EXERCISE INPUTS
## BEGIN
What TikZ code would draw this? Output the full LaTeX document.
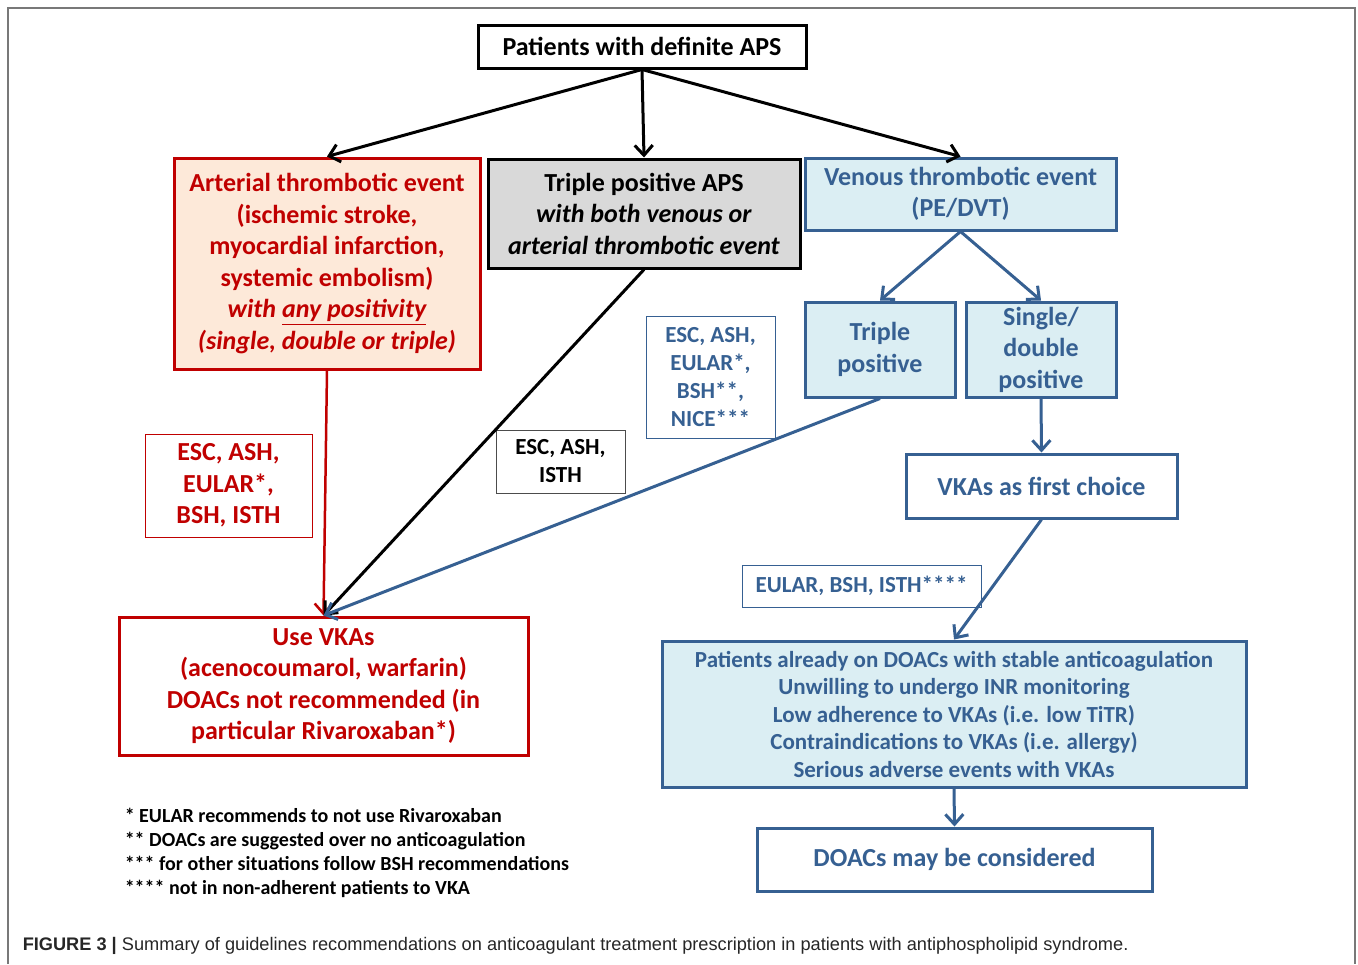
## END
## BEGIN
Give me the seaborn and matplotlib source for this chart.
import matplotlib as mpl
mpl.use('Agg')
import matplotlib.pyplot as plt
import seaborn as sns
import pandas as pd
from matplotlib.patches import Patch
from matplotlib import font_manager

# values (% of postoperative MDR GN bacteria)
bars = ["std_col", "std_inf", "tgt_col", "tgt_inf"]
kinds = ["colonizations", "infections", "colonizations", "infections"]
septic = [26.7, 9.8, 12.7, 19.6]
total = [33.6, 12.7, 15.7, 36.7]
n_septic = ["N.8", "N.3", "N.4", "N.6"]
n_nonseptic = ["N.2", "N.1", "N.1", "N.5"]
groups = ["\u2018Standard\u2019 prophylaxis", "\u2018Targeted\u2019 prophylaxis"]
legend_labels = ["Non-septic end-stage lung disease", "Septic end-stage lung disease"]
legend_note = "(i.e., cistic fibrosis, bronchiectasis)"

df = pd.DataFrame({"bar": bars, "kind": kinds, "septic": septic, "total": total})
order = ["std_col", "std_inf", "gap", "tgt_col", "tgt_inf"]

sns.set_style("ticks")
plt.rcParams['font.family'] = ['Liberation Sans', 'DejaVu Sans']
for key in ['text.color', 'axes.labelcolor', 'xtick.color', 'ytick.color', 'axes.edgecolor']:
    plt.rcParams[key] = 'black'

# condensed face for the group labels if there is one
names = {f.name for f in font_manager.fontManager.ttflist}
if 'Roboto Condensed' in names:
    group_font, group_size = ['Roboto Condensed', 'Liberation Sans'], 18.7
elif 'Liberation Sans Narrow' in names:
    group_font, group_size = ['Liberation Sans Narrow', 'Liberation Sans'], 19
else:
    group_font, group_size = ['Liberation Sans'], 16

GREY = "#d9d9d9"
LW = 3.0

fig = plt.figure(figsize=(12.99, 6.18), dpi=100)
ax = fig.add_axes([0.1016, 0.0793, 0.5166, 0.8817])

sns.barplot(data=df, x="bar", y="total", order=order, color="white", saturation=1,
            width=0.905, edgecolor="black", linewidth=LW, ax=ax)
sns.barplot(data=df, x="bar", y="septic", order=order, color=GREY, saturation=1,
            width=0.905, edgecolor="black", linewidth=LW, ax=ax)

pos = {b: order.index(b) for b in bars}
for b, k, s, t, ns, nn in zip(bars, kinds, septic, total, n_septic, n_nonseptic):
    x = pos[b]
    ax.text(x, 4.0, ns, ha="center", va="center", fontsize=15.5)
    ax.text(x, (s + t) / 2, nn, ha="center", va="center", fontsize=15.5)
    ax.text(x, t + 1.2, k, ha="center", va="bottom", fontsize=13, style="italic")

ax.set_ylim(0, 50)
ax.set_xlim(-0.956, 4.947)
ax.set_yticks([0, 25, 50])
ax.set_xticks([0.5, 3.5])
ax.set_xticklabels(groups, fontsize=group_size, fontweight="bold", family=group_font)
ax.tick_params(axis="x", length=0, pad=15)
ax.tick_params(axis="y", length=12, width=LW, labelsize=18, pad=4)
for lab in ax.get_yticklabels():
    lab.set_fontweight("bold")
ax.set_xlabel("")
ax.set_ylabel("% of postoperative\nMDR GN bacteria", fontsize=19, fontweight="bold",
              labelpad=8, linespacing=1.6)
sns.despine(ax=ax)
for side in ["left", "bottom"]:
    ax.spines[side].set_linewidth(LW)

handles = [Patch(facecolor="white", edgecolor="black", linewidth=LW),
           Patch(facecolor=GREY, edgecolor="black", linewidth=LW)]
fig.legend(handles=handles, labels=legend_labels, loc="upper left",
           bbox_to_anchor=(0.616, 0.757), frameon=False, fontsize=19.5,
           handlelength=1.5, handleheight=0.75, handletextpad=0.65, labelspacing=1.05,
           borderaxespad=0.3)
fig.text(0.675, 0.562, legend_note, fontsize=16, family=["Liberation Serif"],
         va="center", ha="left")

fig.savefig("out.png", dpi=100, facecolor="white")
## END
## BEGIN
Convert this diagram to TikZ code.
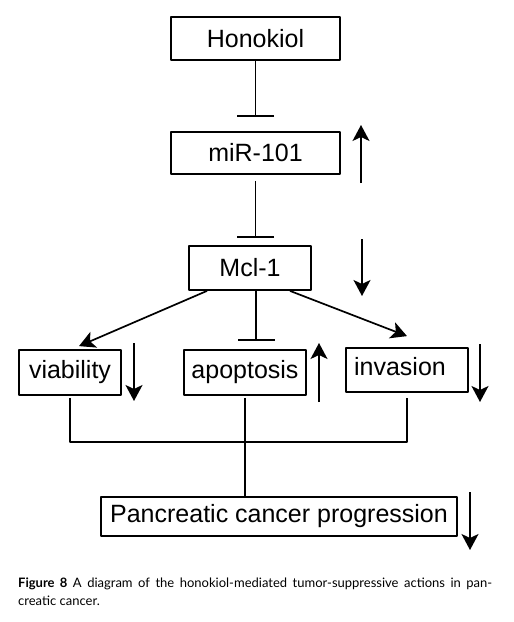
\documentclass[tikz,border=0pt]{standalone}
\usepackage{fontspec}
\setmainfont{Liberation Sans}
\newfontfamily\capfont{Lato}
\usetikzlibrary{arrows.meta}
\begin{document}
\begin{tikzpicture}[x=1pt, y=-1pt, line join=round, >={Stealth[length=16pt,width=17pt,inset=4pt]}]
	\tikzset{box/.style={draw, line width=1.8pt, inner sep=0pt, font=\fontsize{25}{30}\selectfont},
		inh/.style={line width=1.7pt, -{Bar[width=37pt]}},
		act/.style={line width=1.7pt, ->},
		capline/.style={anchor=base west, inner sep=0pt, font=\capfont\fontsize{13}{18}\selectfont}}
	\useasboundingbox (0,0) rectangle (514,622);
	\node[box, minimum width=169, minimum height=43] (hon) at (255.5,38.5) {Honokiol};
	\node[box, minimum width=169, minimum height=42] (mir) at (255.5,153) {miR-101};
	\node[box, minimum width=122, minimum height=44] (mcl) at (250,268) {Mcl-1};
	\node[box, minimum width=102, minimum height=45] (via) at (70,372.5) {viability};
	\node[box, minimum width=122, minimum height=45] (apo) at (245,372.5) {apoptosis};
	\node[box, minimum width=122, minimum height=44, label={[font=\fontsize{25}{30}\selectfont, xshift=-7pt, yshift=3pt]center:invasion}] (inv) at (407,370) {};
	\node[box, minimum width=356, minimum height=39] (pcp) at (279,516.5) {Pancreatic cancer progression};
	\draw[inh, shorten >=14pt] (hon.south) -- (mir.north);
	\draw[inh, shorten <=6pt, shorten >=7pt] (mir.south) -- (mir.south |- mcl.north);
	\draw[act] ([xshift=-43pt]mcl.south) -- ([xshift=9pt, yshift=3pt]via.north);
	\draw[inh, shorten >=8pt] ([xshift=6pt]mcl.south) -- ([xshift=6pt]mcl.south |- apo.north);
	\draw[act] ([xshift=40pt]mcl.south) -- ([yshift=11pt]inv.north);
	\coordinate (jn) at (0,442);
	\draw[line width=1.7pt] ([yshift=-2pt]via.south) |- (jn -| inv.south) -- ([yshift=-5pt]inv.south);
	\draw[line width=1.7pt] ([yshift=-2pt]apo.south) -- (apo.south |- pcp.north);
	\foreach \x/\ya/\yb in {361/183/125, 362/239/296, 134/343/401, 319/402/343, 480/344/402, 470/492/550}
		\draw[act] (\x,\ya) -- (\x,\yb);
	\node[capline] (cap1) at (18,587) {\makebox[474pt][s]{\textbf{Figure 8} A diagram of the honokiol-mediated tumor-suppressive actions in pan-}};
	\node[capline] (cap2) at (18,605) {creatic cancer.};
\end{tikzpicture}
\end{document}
## END
DESCRIPTION OF THE TASK
Only the lines running from the line with "Give me the" through the line with "from matplotlib import font_manager" should be repeated, exactly and with both ends kept.

WORKED SOLUTION
Give me the seaborn and matplotlib source for this chart.
import matplotlib as mpl
mpl.use('Agg')
import matplotlib.pyplot as plt
import seaborn as sns
import pandas as pd
from matplotlib.patches import Patch
from matplotlib import font_manager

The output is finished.